Indicted in July by a San Diego, Calif., federal grand jury, Jason D. Taylor of Richmond, pleaded guilty Nov. 8 to one count of participating in an illegal gambling business.
The U.S. Attorney for Southern California agreed to recommend Taylor be sentenced “to no more than the low end” of the federal sentencing guidelines, and Taylor agreed to forfeit $203,000, which represents money derived from his offense.
The prosecution also agreed to recommend dismissal of a lesser charge of transmitting wagering information, according to a copy of the plea agreement The Register obtained from the U.S. Attorney’s office in San Diego.
However, the sentencing judge has “sole discretion” to impose terms, the agreement notes. Sentencing is scheduled for Feb. 13.
Under federal guidelines, the maximum sentence for participating in an illegal gambling business is five years in prison, followed by three years of supervised release, and a fine of $250,000.
However, there is no mandatory minimum sentence, according to a spokesperson for the U.S. Attorney in San Diego, and a judge may impose any sentence that does not exceed the maximum.
According to the plea agreement:
• Taylor managed his own “book” of betting customers, placing bets for them on sporting events by telephone through Joseph E. Spatafore, identified as “sub-bookmaker” in California.
• The five-person bookmaking business was in substantially continuous operation from Jan. 1, 2013, until July 27, 2016.

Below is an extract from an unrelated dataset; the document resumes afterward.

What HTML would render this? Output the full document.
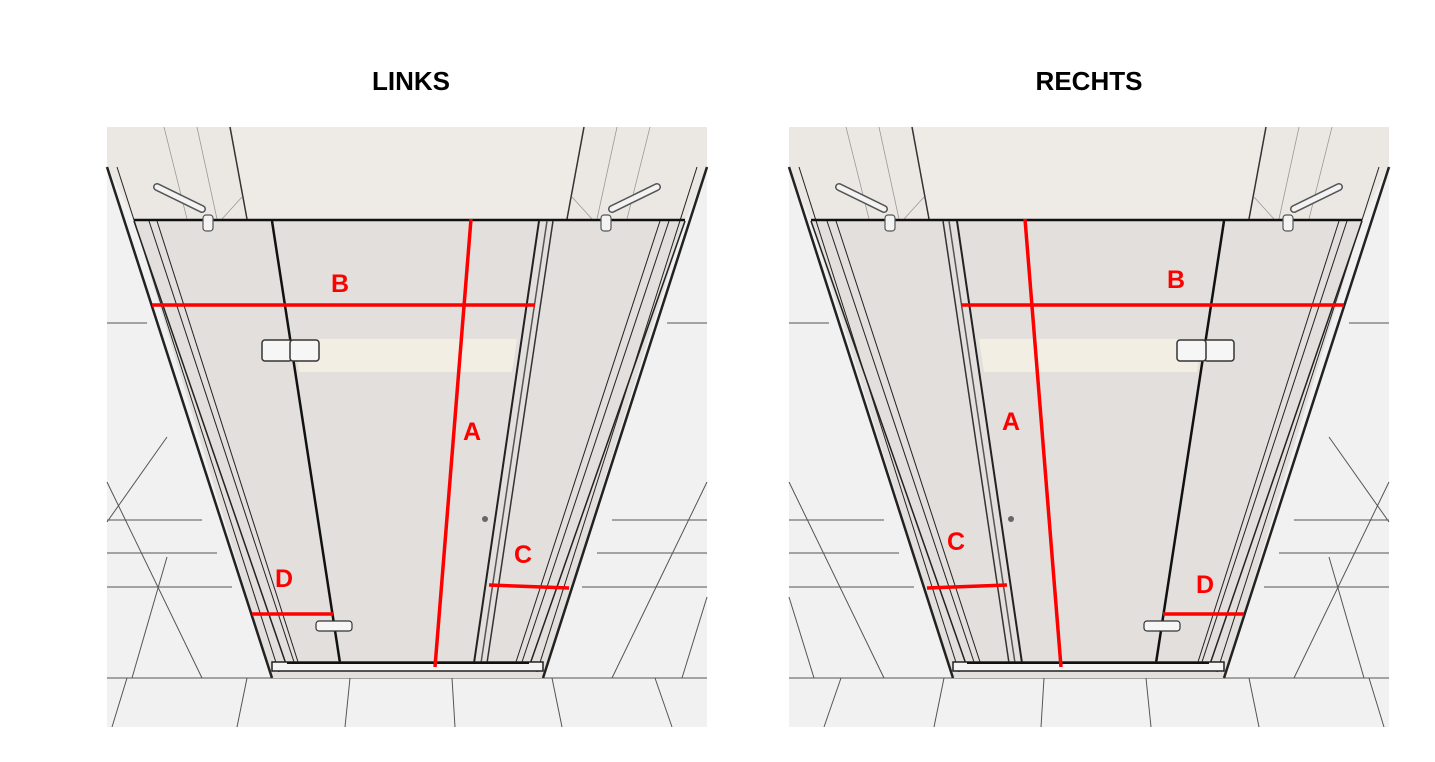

• Taylor would accept multiple sports bets each week from Spatafore by text message. For example, on Aug. 15, 2015, Spatafore sent Taylor a message, “Cubs 117 5k. Arizona 114 5k.” That meant Spatafore was placing $5,000 bets on both the Chicago Cubs and the Arizona Diamondbacks to win their games that day.
• With Spatafore and Sanders Bruce Segal, another co-defendant, Taylor sent and delivered cash representing the proceeds from illegal gambling between Kentucky and Southern California.
• On March 30, 2015, Spatafore mailed Taylor a parcel containing $20,000 in cash. And on Sept. 3, 2015, at Spatafore’s direction, Taylor mailed a parcel containing $35,000 to Segal. Segal then hand delivered it to Spatafore.
All told, Taylor’s participation in the illegal gambling business generated at least $203,000 in proceeds, according to the agreement.